Opinion: Reflections on Free Speech and the Death of Charlie Kirk

In this opinion piece, writer Mvume Ndimba reflects on the recent death of controversial US commentator Charlie Kirk. He considers the public reaction, the broader issues of free speech and political polarisation, and why the event sparked such complex emotions.

⚠️ Editor’s note: This opinion piece contains strong views and references to violence and death. Reader discretion is advised.

Disclaimer: The views expressed in this article are solely those of the author and do not necessarily reflect the views of 041Online.

041Culture | By Mvume Ndimba

Okay… so by now we’ve all seen the news about conservative “right wing” commentator Charlie Kirk.

For those of us who actually go outside and touch grass, Charlie was a 31-year-old white man who was shot in broad daylight at a rally, where his last word was ironically “gang violence”.

Charlie had a lot of, let me say, “bold” takes on gender, racial unity, sexuality and Christianity. He was the type of guy who would say something outrageous just to get a reaction, always with a list of skewed statistics at hand that sounded convincing enough to fool the average person not fully clued up on the topic. Charlie was a classic edge-lord.

Charlie was a racist, a bigot and, quite frankly, his face was too small for his head. Under any other circumstance, I’d spend the rest of this column going off about why he “deserved” to die by gun violence, given his pro–Second Amendment stance (in non-American terms, this means he believed that fewer gun-control laws made for a safer society).

But under these exact circumstances, I have no desire to do that. Beyond the persona he portrayed to “get the bag”, he was a father, a husband, a son and literally the same age as me. Watching that man take his last breath at work left me with complicated feelings as a commentator and observer.

Nobody deserves to die like that, so violently and ironically. Beyond the “right” (read white) side painting him as a saint with cringe AI tributes, and the left dancing on his grave, the sickest thing we’ve done as a planet is to make this man’s death a political turning point.

The real sickness is that we watched someone practise their right to free speech, then celebrated his death for having opinions, or villainised the assumed perpetrator before any legal process. The tragedy is that an otherwise innocent hustler’s death was turned into a call to war against the “woke mob”, “radical left” or “fascist right”.

As a man with… interesting opinions myself, I see a bit of me in Charlie. Had I made different choices, I could have found myself on stage, mic in hand, next to my wife and kids, and been shot for an unpopular opinion. Any of us could find ourselves on the wrong side of a bullet, simply because our views don’t align with what’s considered “moral” or “correct”.

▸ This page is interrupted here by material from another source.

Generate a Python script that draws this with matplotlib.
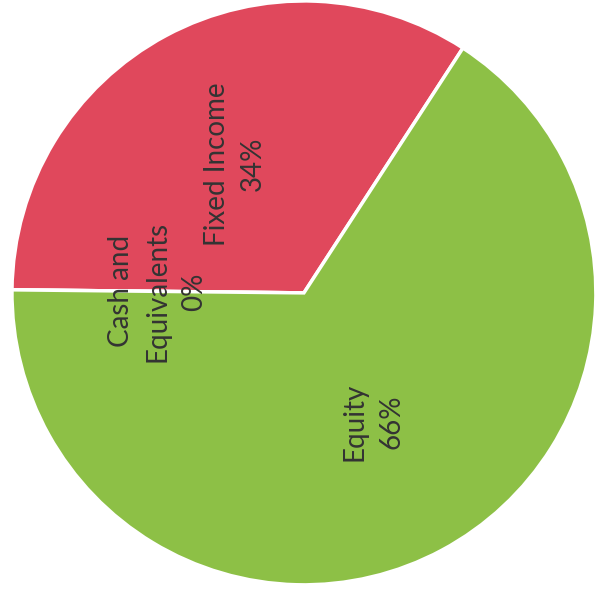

This is not a rest-in-peace piece, because screw him, honestly. But it is grave concern for the fact that society lost a voice that, while annoying, was valuable to people who felt ignored. That voice mattered, even if only to give expression to a certain group.

The conspiracies that followed made me as nauseous as the footage of the shooting. Some claimed it was staged with blood packs. Others said the shooter was next to him. Others insisted it was a sniper radicalised by a “transgender terror cell”. For me, that’s all noise. What matters is that this man will never see his kids again, and that keeps me up at night.

On either side of our political and personal beliefs are human beings, with families and loved ones who want them to come home. That’s what truly matters at the end of the day.

And if I do put on my conspiracy hat for a second… the timing was convenient. It distracted the world from other issues—like the fact that the people of Nepal just overthrew their corrupt government. Funny how that kind of story disappears when the world’s outrage is directed elsewhere.